WHAT YOU HAVE TO DO:
Using the records below, please work out how many lines contain "this"; answer with the number alone.

══ MATERIAL TO PROCESS ══

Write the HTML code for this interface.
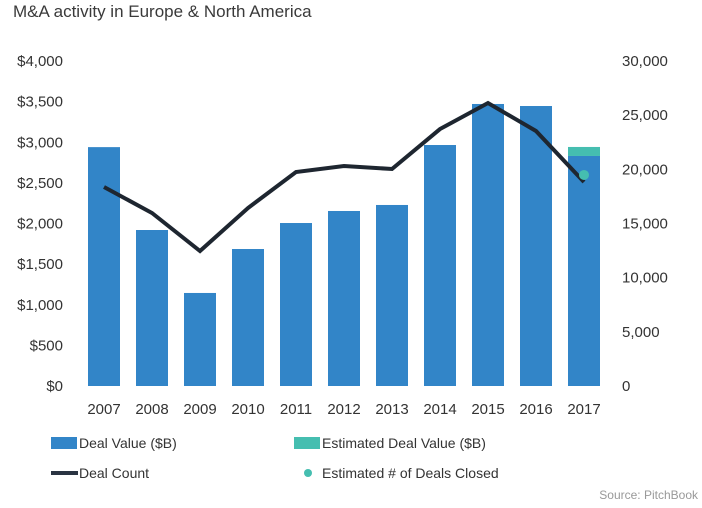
<!DOCTYPE html>
<html><head><meta charset="utf-8"><style>
body{margin:0;background:#fff;font-family:"Liberation Sans",sans-serif;}
svg text{font-family:"Liberation Sans",sans-serif;}
</style></head><body>
<svg width="702" height="503" id="c">
<text x="13" y="17" font-size="17" fill="#3a3a3a">M&amp;A activity in Europe &amp; North America</text>
<g id="bars"></g><g id="line"></g><g id="axes"></g>
<g>
<rect x="51" y="437" width="26" height="12" fill="#3285c8"/>
<text x="79" y="448" font-size="14" fill="#333">Deal Value ($B)</text>
<rect x="294" y="437" width="26" height="12" fill="#45beb0"/>
<text x="322" y="448" font-size="14" fill="#333">Estimated Deal Value ($B)</text>
<line x1="51" y1="473" x2="78" y2="473" stroke="#2a3442" stroke-width="4"/>
<text x="79" y="478" font-size="14" fill="#333">Deal Count</text>
<circle cx="308" cy="473" r="4" fill="#45beb0"/>
<text x="322" y="478" font-size="14" fill="#333">Estimated # of Deals Closed</text>
</g>
<text x="698" y="499" font-size="12" fill="#999" text-anchor="end">Source: PitchBook</text>
</svg>
<script>
const years=["2007","2008","2009","2010","2011","2012","2013","2014","2015","2016","2017"];
const dealValue=[2940,1920,1145,1686,2006,2154,2228,2966,3471,3446,2831];
const estimatedValue=[0,0,0,0,0,0,0,0,0,0,111];
const dealCount=[18370,15970,12460,16430,19750,20310,20030,23720,26120,23540,18830];
const estimatedDeals=[null,null,null,null,null,null,null,null,null,null,19480];
const leftTicks=[0,500,1000,1500,2000,2500,3000,3500,4000];
const rightTicks=[0,5000,10000,15000,20000,25000,30000];
const NS="http://www.w3.org/2000/svg";
const y0=386,y1=61;
const yL=v=>y0-(v/4000)*(y0-y1);
const yR=v=>y0-(v/30000)*(y0-y1);
const xC=i=>104+i*48;
function mk(t,a,p){const e=document.createElementNS(NS,t);for(const k in a)e.setAttribute(k,a[k]);p.appendChild(e);return e;}
const bars=document.getElementById('bars'),line=document.getElementById('line'),axes=document.getElementById('axes');
years.forEach((yr,i)=>{
 const r=mk('rect',{x:xC(i)-16,y:yL(dealValue[i]),width:32,height:y0-yL(dealValue[i]),fill:'#3285c8'},bars);
 
 
 if(estimatedValue[i]>0){
  const e=mk('rect',{x:xC(i)-16,y:yL(dealValue[i]+estimatedValue[i]),width:32,height:yL(dealValue[i])-yL(dealValue[i]+estimatedValue[i]),fill:'#45beb0'},bars);
  
  
 }
 const t=mk('text',{x:xC(i),y:414,'font-size':15,fill:'#333','text-anchor':'middle'},axes);
 t.textContent=yr;
 
 
});
const pl=mk('polyline',{points:dealCount.map((v,i)=>xC(i)+','+yR(v)).join(' '),fill:'none',stroke:'#1e2630','stroke-width':4,'stroke-linejoin':'miter'},line);


estimatedDeals.forEach((v,i)=>{if(v!=null){
 const c=mk('circle',{cx:xC(i),cy:yR(v),r:5,fill:'#45beb0'},line);
 
 
}});
leftTicks.forEach(v=>{
 const t=mk('text',{x:63,y:yL(v)+5,'font-size':15,fill:'#333','text-anchor':'end'},axes);
 t.textContent='$'+v.toLocaleString('en-US');
 
 
});
rightTicks.forEach(v=>{
 const t=mk('text',{x:622,y:yR(v)+5,'font-size':15,fill:'#333'},axes);
 t.textContent=v.toLocaleString('en-US');
 
 
});
</script>
</body></html>
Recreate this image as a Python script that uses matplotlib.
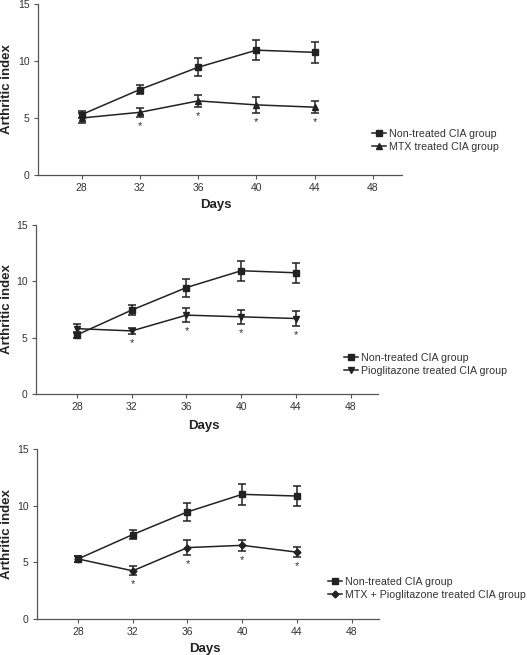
import matplotlib
matplotlib.use("Agg")
import matplotlib.pyplot as plt
from matplotlib.lines import Line2D

plt.rcParams['font.family'] = ['Liberation Sans', 'DejaVu Sans']

days = [28, 32, 36, 40, 44]
day_ticks = [28, 32, 36, 40, 44, 48]
index_ticks = [0, 5, 10, 15]

# non-treated CIA group, one reading per panel
control_1 = [5.3, 7.5, 9.45, 10.95, 10.76]
control_1_err = [0.3, 0.4, 0.8, 0.88, 0.9]
control_2 = [5.25, 7.45, 9.45, 10.94, 10.76]
control_2_err = [0.25, 0.42, 0.8, 0.89, 0.87]
control_3 = [5.3, 7.45, 9.45, 11.0, 10.85]
control_3_err = [0.25, 0.4, 0.8, 0.9, 0.9]

# treated groups
mtx = [5.0, 5.5, 6.5, 6.15, 5.95]
mtx_err = [0.4, 0.4, 0.5, 0.72, 0.53]
pio = [5.8, 5.6, 7.0, 6.85, 6.7]
pio_err = [0.37, 0.3, 0.63, 0.6, 0.7]
combo = [5.3, 4.25, 6.3, 6.5, 5.9]
combo_err = [0.25, 0.4, 0.63, 0.5, 0.44]

# days with significant difference (asterisk)
signif_days = [32, 36, 40, 44]

control_label = "Non-treated CIA group"
treated_labels = ["MTX treated CIA group",
                  "Pioglitazone treated CIA group",
                  "MTX + Pioglitazone treated CIA group"]

W, H = 527, 655
ink = "#222222"
text_col = "#333333"


def px_axes(left, right, top, bottom):
    return [left / W, 1 - bottom / H, (right - left) / W, (bottom - top) / H]


panels = [
    (px_axes(38, 402, 4, 175), control_1, control_1_err, mtx, mtx_err, "^",
     treated_labels[0], (372, 129), -0.14),
    (px_axes(36, 378, 225, 394), control_2, control_2_err, pio, pio_err, "v",
     treated_labels[1], (344, 353), -0.155),
    (px_axes(37, 379, 449, 619), control_3, control_3_err, combo, combo_err,
     "D", treated_labels[2], (328, 577), -0.14),
]

fig = plt.figure(figsize=(W / 100, H / 100), dpi=100)

for rect, ctrl, ctrl_err, trt, trt_err, mk, lab, leg_xy, xl_y in panels:
    ax = fig.add_axes(rect)
    ax.errorbar(days, ctrl, yerr=ctrl_err, color=ink, marker="s",
                markersize=5, lw=1.1, capsize=3, capthick=1.1, elinewidth=1.1)
    msize = 3.5 if mk == "D" else 4.5
    ax.errorbar(days, trt, yerr=trt_err, color=ink, marker=mk,
                markersize=msize, lw=1.1, capsize=3, capthick=1.1,
                elinewidth=1.1)
    for d in signif_days:
        i = days.index(d)
        ax.annotate("*", (d, trt[i] - trt_err[i]), xytext=(0, -3),
                    textcoords="offset points", ha="center", va="top",
                    fontsize=8, color=text_col)

    ax.set_xlim(25, 50)
    ax.set_ylim(0, 15)
    ax.set_xticks(day_ticks)
    ax.set_yticks(index_ticks)
    for s in ["top", "right"]:
        ax.spines[s].set_visible(False)
    for s in ["left", "bottom"]:
        ax.spines[s].set_color("#555555")
        ax.spines[s].set_linewidth(0.9)
    ax.tick_params(direction="out", length=3, width=0.8, color="#555555",
                   labelsize=7.5, labelcolor=text_col, pad=3)
    ax.set_xlabel("Days", fontsize=9.5, fontweight="bold", color=ink)
    ax.set_ylabel("Arthritic index", fontsize=9.5, fontweight="bold",
                  color=ink)
    ax.xaxis.set_label_coords(0.49, xl_y)
    ax.yaxis.set_label_coords((13 - rect[0] * W) / (rect[2] * W), 0.5)

    handles = [
        Line2D([], [], color=ink, marker="s", markersize=4.5, lw=1.1),
        Line2D([], [], color=ink, marker=mk, markersize=msize, lw=1.1),
    ]
    fig.legend(handles, [control_label, lab], loc="upper left",
               bbox_to_anchor=(leg_xy[0] / W, 1 - leg_xy[1] / H),
               frameon=False, fontsize=7.7, handlelength=1.3,
               handletextpad=0.3, labelspacing=0.25, borderpad=0,
               borderaxespad=0, labelcolor=text_col)

fig.savefig("out.png", dpi=100)
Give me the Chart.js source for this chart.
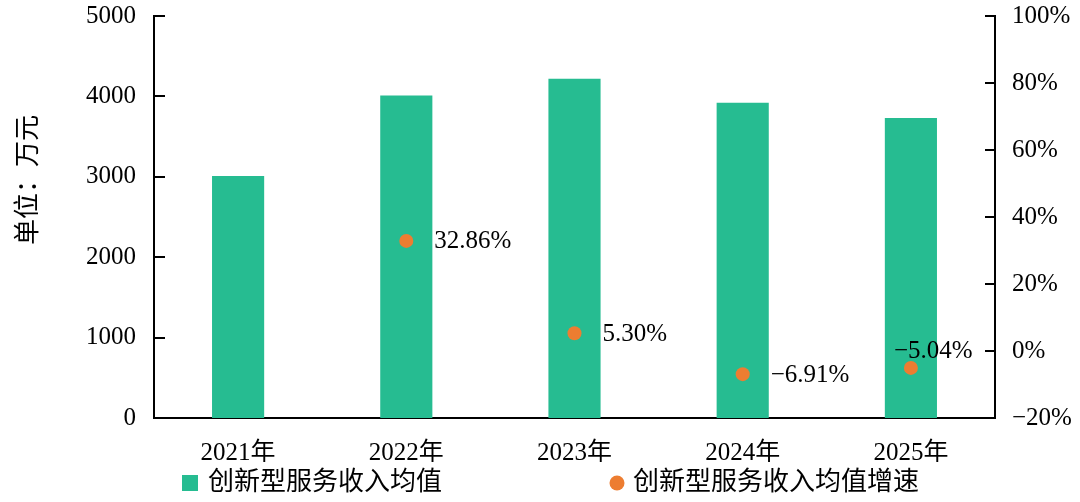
<!DOCTYPE html>
<html>
<head>
<meta charset="utf-8">
<script src="https://cdn.jsdelivr.net/npm/chart.js@4.4.1/dist/chart.umd.min.js"></script>
<style>
    html, body { margin: 0; padding: 0; background: #fff; }
    #wrap { width: 1080px; height: 502px; }
</style>
</head>
<body>
<div id="wrap"><canvas id="chartIncome"></canvas></div>
<script>
var years = ['2021年', '2022年', '2023年', '2024年', '2025年'];
var incomeAvg = [3010, 4010, 4220, 3920, 3730];          // 万元
var incomeGrowth = [null, 32.86, 5.30, -6.91, -5.04];    // %
var leftTicks = [0, 1000, 2000, 3000, 4000, 5000];
var rightTicks = [-20, 0, 20, 40, 60, 80, 100];

var FONT = "'Liberation Serif', 'Noto Sans CJK SC', serif";
var GREEN = '#26bc91';
var ORANGE = '#ed7d31';

function fmtPct(v) {
    return (v < 0 ? '\u2212' : '') + Math.abs(v).toFixed(2) + '%';
}

// ticks pointing into the plot on both value axes
var innerTicks = {
    id: 'innerTicks',
    afterDraw: function (chart) {
        var ctx = chart.ctx, a = chart.chartArea;
        ctx.save();
        ctx.strokeStyle = '#000';
        ctx.lineWidth = 2;
        chart.scales.y.ticks.forEach(function (t) {
            var py = Math.round(chart.scales.y.getPixelForValue(t.value));
            ctx.beginPath(); ctx.moveTo(a.left, py); ctx.lineTo(a.left + 11, py); ctx.stroke();
        });
        chart.scales.y1.ticks.forEach(function (t) {
            var py = Math.round(chart.scales.y1.getPixelForValue(t.value));
            ctx.beginPath(); ctx.moveTo(a.right - 10, py); ctx.lineTo(a.right, py); ctx.stroke();
        });
        // y title
        ctx.fillStyle = '#000';
        ctx.font = '26px ' + FONT;
        ctx.textAlign = 'center';
        ctx.textBaseline = 'middle';
        ctx.translate(29, 180);
        ctx.rotate(-Math.PI / 2);
        ctx.fillText('单位：万元', 0, 0);
        ctx.restore();
    }
};

// growth labels beside the dots
var growthLabels = {
    id: 'growthLabels',
    afterDatasetsDraw: function (chart) {
        var ctx = chart.ctx;
        var meta = chart.getDatasetMeta(1);
        ctx.save();
        ctx.fillStyle = '#000';
        ctx.font = '25px ' + FONT;
        ctx.textAlign = 'left';
        ctx.textBaseline = 'middle';
        meta.data.forEach(function (pt, i) {
            var v = incomeGrowth[i];
            if (v === null) return;
            var last = i === incomeGrowth.length - 1;
            ctx.fillText(fmtPct(v), last ? pt.x - 17 : pt.x + 28, last ? pt.y - 16 : pt.y + 1);
        });
        ctx.restore();
    }
};

// legend spread out like the original
var wideLegend = {
    id: 'wideLegend',
    afterDraw: function (chart) {
        var ctx = chart.ctx;
        var ds = chart.data.datasets;
        var y = 483;
        ctx.save();
        ctx.font = '26px ' + FONT;
        ctx.textBaseline = 'middle';
        ctx.fillStyle = ds[0].backgroundColor;
        ctx.fillRect(182, y - 8, 16, 16);
        ctx.fillStyle = '#000';
        ctx.fillText(ds[0].label, 208, y);
        ctx.fillStyle = ds[1].backgroundColor;
        ctx.beginPath(); ctx.arc(617, y, 7.5, 0, Math.PI * 2); ctx.fill();
        ctx.fillStyle = '#000';
        ctx.fillText(ds[1].label, 633, y);
        ctx.restore();
    }
};

function fitValueAxis(width) {
    return function (s) {
        s.width = width;
        s.paddingTop = 0;
        s.paddingBottom = 0;
    };
}

document.addEventListener('DOMContentLoaded', function () {
    var ctx = document.getElementById('chartIncome').getContext('2d');
    var chart = new Chart(ctx, {
        data: {
            labels: years,
            datasets: [{
                type: 'bar',
                label: '创新型服务收入均值',
                data: incomeAvg,
                backgroundColor: GREEN,
                yAxisID: 'y',
                barPercentage: 0.31,
                categoryPercentage: 1,
                order: 2
            }, {
                type: 'line',
                label: '创新型服务收入均值增速',
                data: incomeGrowth,
                yAxisID: 'y1',
                showLine: false,
                backgroundColor: ORANGE,
                borderColor: ORANGE,
                pointRadius: 7,
                pointHoverRadius: 7,
                pointBorderWidth: 0,
                order: 1
            }]
        },
        options: {
            responsive: true,
            maintainAspectRatio: false,
            animation: false,
            layout: { padding: { top: 16, bottom: 40, left: 0, right: 0 } },
            plugins: {
                legend: { display: false },
                tooltip: { enabled: false }
            },
            scales: {
                x: {
                    grid: { display: false },
                    border: { display: true, color: '#000', width: 2 },
                    ticks: { color: '#000', font: { family: FONT, size: 25 }, padding: 12 },
                    afterFit: function (s) { s.height = 44; }
                },
                y: {
                    position: 'left',
                    min: 0,
                    max: 5000,
                    grid: { display: false },
                    border: { display: true, color: '#000', width: 2 },
                    ticks: {
                        color: '#000',
                        font: { family: FONT, size: 25 },
                        padding: 10,
                        callback: function (v) { return String(v); }
                    },
                    afterBuildTicks: function (s) { s.ticks = leftTicks.map(function (v) { return { value: v }; }); },
                    afterFit: fitValueAxis(154)
                },
                y1: {
                    position: 'right',
                    min: -20,
                    max: 100,
                    grid: { display: false },
                    border: { display: true, color: '#000', width: 2 },
                    ticks: {
                        color: '#000',
                        font: { family: FONT, size: 25 },
                        padding: 9,
                        callback: function (v) { return (v < 0 ? '\u2212' : '') + Math.abs(v) + '%'; }
                    },
                    afterBuildTicks: function (s) { s.ticks = rightTicks.map(function (v) { return { value: v }; }); },
                    afterFit: fitValueAxis(85)
                }
            }
        },
        plugins: [innerTicks, growthLabels, wideLegend]
    });
});
</script>
</body>
</html>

═══

CORRECT RESULT:
3